Screenwriters secured a new deal for AI. For actors, the fight could be even harder
Published in Business News
After nearly five months on strike, the Writers Guild of America has finally reached a tentative deal with Hollywood's major studios. Among the key points? Limits on the use of artificial intelligence.
The nascent technology proved a sticking point between the two sides. In fact, AI was the last topic on which they came to an agreement, according to people familiar with the matter who weren't authorized to comment publicly and requested anonymity. Now, the proposed contract aims to establish guardrails around its use.
According to a summary document from the WGA, the contract — which still needs to be ratified by the union's members — would let writers choose to use AI when performing writing services, with the studio's permission. But scribes couldn't be made to do so. Companies also wouldn't be able to give writers AI-generated material without telling them.
But screenwriters aren't the only ones worried about what automation means for film and television. SAG-AFTRA — the labor union representing actors and other performers — remains on strike and has voiced concerns of its own about artificial intelligence. "We are all going to be in jeopardy of being replaced by machines," SAG-AFTRA President Fran Drescher said in July.
It's already become a hot-button issue. SAG-AFTRA hoped its negotiations with the studios would secure regulations around how AI could be used in filmmaking as well as the use of past performances to train AI models.

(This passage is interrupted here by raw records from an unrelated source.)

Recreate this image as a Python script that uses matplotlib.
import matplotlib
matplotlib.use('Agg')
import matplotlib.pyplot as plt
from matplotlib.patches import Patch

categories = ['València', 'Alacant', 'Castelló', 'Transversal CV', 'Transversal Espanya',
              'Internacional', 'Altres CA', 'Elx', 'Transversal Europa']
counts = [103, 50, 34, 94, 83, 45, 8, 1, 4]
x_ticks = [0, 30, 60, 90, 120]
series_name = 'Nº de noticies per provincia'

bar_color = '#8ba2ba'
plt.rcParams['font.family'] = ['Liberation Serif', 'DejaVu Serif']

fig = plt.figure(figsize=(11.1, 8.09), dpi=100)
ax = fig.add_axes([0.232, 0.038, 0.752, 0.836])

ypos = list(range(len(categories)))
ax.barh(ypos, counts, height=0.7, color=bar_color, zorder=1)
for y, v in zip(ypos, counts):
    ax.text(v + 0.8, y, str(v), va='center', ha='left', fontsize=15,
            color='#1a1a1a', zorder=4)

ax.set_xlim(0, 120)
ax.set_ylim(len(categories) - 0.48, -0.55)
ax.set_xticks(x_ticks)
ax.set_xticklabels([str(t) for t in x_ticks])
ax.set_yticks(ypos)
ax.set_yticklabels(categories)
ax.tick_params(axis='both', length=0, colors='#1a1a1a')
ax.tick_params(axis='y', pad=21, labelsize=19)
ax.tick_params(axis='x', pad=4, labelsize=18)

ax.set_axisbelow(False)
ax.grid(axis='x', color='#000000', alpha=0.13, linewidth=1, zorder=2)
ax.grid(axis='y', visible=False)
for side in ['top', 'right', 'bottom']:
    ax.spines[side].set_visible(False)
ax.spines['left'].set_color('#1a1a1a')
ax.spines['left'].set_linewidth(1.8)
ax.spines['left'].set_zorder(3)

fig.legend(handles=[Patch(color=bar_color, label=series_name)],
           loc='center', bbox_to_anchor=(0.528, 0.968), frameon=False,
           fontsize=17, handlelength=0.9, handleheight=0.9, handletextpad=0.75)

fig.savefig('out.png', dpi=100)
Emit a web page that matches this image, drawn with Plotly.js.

In turn, the Alliance of Motion Picture and Television Producers — which represents the studios in their negotiations with both SAG-AFTRA and the WGA — proposed what it framed as groundbreaking new rules that would've required that performers consent to the creation and use of their AI-generated digital replicas.
Negotiators from the union were unsatisfied, worrying that background actors could still be scanned once and then see their likenesses reused indefinitely. The AMPTP maintained that actors would retain control. Nevertheless, it's been clear through the strike that the studios see this technology as a potential time and money saver.
Once talks resume between SAG-AFTRA and the studios, the AI debate could prove even stickier for them than it was with the writers.
Some see the threat of displacement posed by the technology as more imminent for actors than it is for writers, which could incentivize SAG-AFTRA to pursue a longer, more aggressive strike in a bid to proactively regulate a technology that grows more powerful every year.
Movies already feature AI-enabled performances, after all, from scenes where dialogue was tweaked during post-production to ones where a digital "clone" de-ages an actor or brings them back from the dead. Companies in the frothy AI market have also pitched the technology as a means of disrupting motion capture and stunt work, and one background actor told The Times this summer that she's had her body scanned twice in order to be digitally inserted into crowd scenes.